Plans call for the center to offer hands-on internships for U of I and North Idaho College students to help boost enrollment in agricultural programs and strengthen the university’s presence in North Idaho. Other U of I colleges will have access to the center for programs consistent with the center’s mission. The center is located on Boyer Avenue along the northwest edge of Sandpoint.
The 48 acres acquired from Pence Aug. 1 includes an office building and meeting center, residences for visiting researchers, dormitory, shop and cider house. Pence previously donated 18 acres of adjacent land to the college in 2007.
The Sandpoint Orchard grows 68 varieties of apples, most of them heirloom varieties that originated a century ago or more. The orchard also grows cherries, plums, pears and berries. Products from the orchard are marketed locally.
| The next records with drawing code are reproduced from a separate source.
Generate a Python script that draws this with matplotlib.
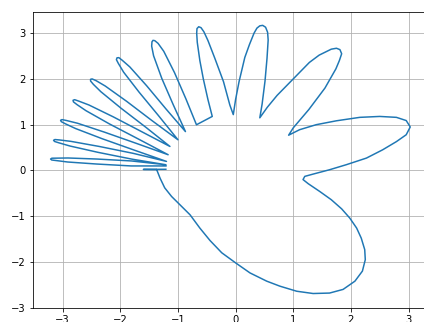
import numpy as np
import matplotlib
matplotlib.use("Agg")
import matplotlib.pyplot as plt

# points, in path order
spike = [(-1.21, 0.025), (-1.60, 0.022), (-1.37, 0.018)]

wrist = [(-1.37, 0.02), (-1.31, -0.17), (-1.23, -0.38), (-1.11, -0.57),
         (-0.965, -0.75), (-0.79, -0.97), (-0.62, -1.26), (-0.445, -1.53),
         (-0.24, -1.80), (0.0, -2.02), (0.25, -2.24), (0.54, -2.42),
         (0.77, -2.53), (1.06, -2.64), (1.345, -2.69), (1.63, -2.68),
         (1.865, -2.60), (2.07, -2.42), (2.20, -2.20), (2.25, -1.95),
         (2.24, -1.73), (2.18, -1.48), (2.10, -1.26), (1.98, -1.04),
         (1.84, -0.84), (1.66, -0.64), (1.46, -0.46), (1.26, -0.29),
         (1.17, -0.20), (1.20, -0.13), (1.345, -0.08)]

thumb = [(1.63, 0.015), (1.92, 0.125), (2.27, 0.27), (2.55, 0.45),
         (2.79, 0.63), (2.96, 0.78), (3.03, 0.95), (2.96, 1.09),
         (2.79, 1.16), (2.50, 1.18), (2.155, 1.16), (1.75, 1.085),
         (1.40, 1.0), (1.11, 0.89), (0.92, 0.77)]

finger10 = [(1.0, 0.93), (1.27, 1.33), (1.55, 1.80), (1.74, 2.22),
            (1.80, 2.40), (1.84, 2.55), (1.81, 2.64), (1.75, 2.67),
            (1.66, 2.65), (1.45, 2.52), (1.28, 2.36), (1.0, 2.0),
            (0.72, 1.64), (0.55, 1.38), (0.42, 1.15)]

finger9 = [(0.46, 1.45), (0.51, 1.95), (0.545, 2.45), (0.565, 2.85),
           (0.555, 3.02), (0.52, 3.13), (0.47, 3.17), (0.42, 3.16),
           (0.37, 3.11), (0.32, 3.00), (0.24, 2.75), (0.16, 2.47),
           (0.06, 1.94), (0.0, 1.55), (-0.04, 1.22)]

finger8 = [(-0.10, 1.43), (-0.21, 1.94), (-0.36, 2.45), (-0.48, 2.84),
           (-0.55, 3.03), (-0.60, 3.12), (-0.64, 3.14), (-0.67, 3.10),
           (-0.675, 3.00), (-0.665, 2.80), (-0.62, 2.40), (-0.56, 2.00),
           (-0.48, 1.55), (-0.405, 1.18)]

finger7 = [(-0.679, 0.998), (-0.861, 1.561), (-1.059, 2.135), (-1.246, 2.603),
           (-1.345, 2.777), (-1.402, 2.836), (-1.433, 2.843), (-1.451, 2.810),
           (-1.456, 2.716), (-1.423, 2.507), (-1.281, 2.013), (-1.083, 1.439),
           (-0.870, 0.849)]

finger6 = [(-1.206, 1.341), (-1.542, 1.849), (-1.835, 2.262), (-1.969, 2.410),
           (-2.026, 2.465), (-2.057, 2.461), (-2.068, 2.421), (-2.035, 2.341),
           (-1.943, 2.148), (-1.674, 1.710), (-1.340, 1.201), (-1.0, 0.670)]

finger5 = [(-1.456, 1.094), (-1.891, 1.511), (-2.262, 1.845), (-2.419, 1.961),
           (-2.489, 2.000), (-2.516, 1.991), (-2.516, 1.954), (-2.468, 1.882),
           (-2.338, 1.721), (-1.984, 1.356), (-1.551, 0.937), (-1.139, 0.524)]

finger4 = [(-1.620, 0.841), (-2.121, 1.170), (-2.544, 1.430), (-2.721, 1.515),
           (-2.792, 1.546), (-2.820, 1.533), (-2.813, 1.498), (-2.752, 1.439),
           (-2.596, 1.306), (-2.187, 1.015), (-1.686, 0.686), (-1.170, 0.343)]

finger3 = [(-1.719, 0.590), (-2.276, 0.837), (-2.742, 1.031), (-2.934, 1.091),
           (-3.012, 1.111), (-3.036, 1.096), (-3.024, 1.066), (-2.953, 1.019),
           (-2.775, 0.915), (-2.315, 0.693), (-1.761, 0.445), (-1.199, 0.197)]

finger2 = [(-1.779, 0.374), (-2.366, 0.524), (-2.856, 0.635), (-3.055, 0.666),
           (-3.134, 0.675), (-3.158, 0.659), (-3.141, 0.633), (-3.065, 0.603),
           (-2.872, 0.533), (-2.386, 0.395), (-1.800, 0.247), (-1.208, 0.124)]

finger1 = [(-1.806, 0.207), (-2.407, 0.249), (-2.908, 0.272), (-3.107, 0.270),
           (-3.188, 0.267), (-3.210, 0.249), (-3.190, 0.228), (-3.111, 0.215),
           (-2.912, 0.184), (-2.411, 0.140), (-1.811, 0.098), (-1.208, 0.098)]

curve = np.array(spike + wrist + thumb + finger10 + finger9 + finger8 + finger7
                 + finger6 + finger5 + finger4 + finger3 + finger2 + finger1)

fig = plt.figure(figsize=(424 / 72, 322 / 72), dpi=72)
ax = fig.add_axes([0.0778, 0.0444, 0.936, 0.918])
ax.plot(curve[:, 0], curve[:, 1])
ax.set_xlim(-3.515, 3.37)
ax.set_ylim(-2.99, 3.46)
ax.set_xticks(range(-3, 4))
ax.set_yticks(range(-3, 4))
ax.grid(True)
fig.savefig("out.png", dpi=72)
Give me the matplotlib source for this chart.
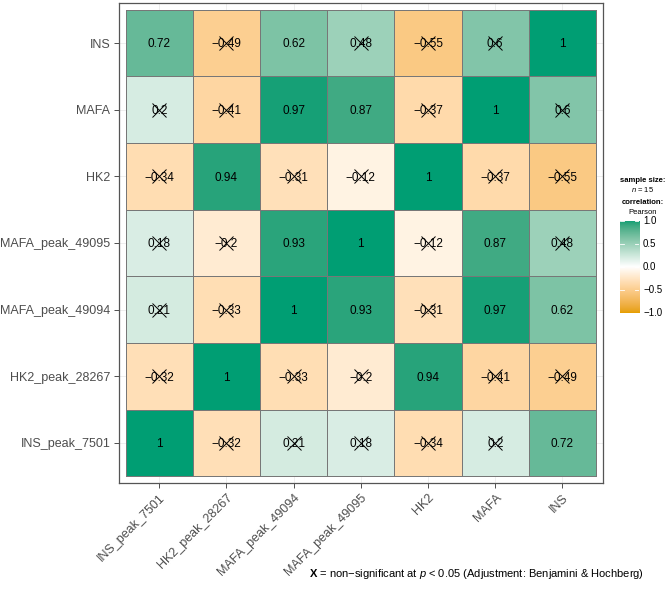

“The center will focus on organic agriculture,” Parrella said, “but both conventional and organic agriculture share many common themes such as soil health and sustainability. Strategies that work for organic production often translate to conventional farming methods.”
College scientists say the center offers opportunities to study ways to increase beneficial insects and pollinators, crop rotation systems, pest management and uses of native plants with an emphasis on organic methods. Soil-related projects could emphasize what constitutes healthy soil with a focus on use of cover crops, nutrient availability and uptake, and water-use efficiency.